The Institute of Advanced Motorists Chief Executive, Sarah Sillars said: “Everyone knows how dangerous using a smartphone or tablet is while driving. That’s why it’s shocking to see new trends like taking selfies and making video calls becoming common practice.” She added: “Safe driving is everyone’s responsibility and more must be done to catch drivers using these devices dangerously by increasing the fines and points for smartphone and tablet use at the wheel – there is simply no excuse. Campaigns must also be introduced that raise awareness of the prevalence of the issue in society and make this behaviour socially unacceptable as drink-driving”.
Dangers Of Using Mobile Phone While Driving
The road safety charity claimed that from 2006 to 2010 mobile phones were a contributory factor in 1,690 collisions that caused an injury. This included 110 fatalities. Furthermore, its recent study concluded that using a phone behind the wheel is “more dangerous than driving at the legal alcohol limit or when using cannabis”. The study involved 28 participants – male and female - with experience of using Facebook via a phone. It required them to operate a driving simulator so their performance could be monitored. Participants completed 1 drive to learn the system, 1 as control, and 1 using a mobile to check messages and update status.

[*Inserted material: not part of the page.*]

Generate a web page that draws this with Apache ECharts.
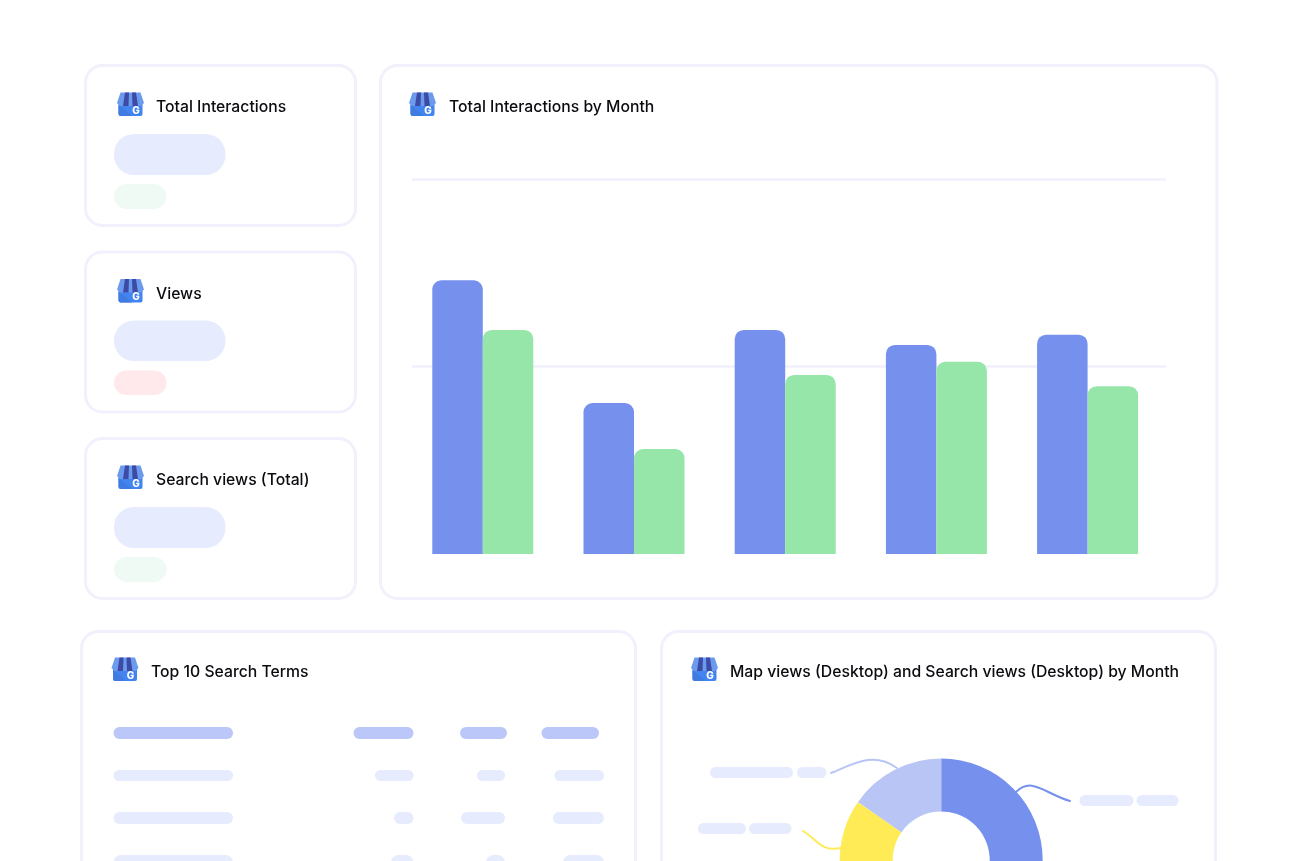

The Institute claimed the results showed the participants were impaired by the smartphone. There was a “significant impact” on: time spent looking at the road, reaction times, lane position and speed. When using Facebook, participants spent 40% to 60% of their time looking down compared to 10% without the device. Reaction times to visual and auditory stimuli increased by 37.6% and participants “often missed events completely”. The subjects were “unable to maintain a central lane position” and also failed to “respond as quickly” to a vehicle that gradually changed its speed.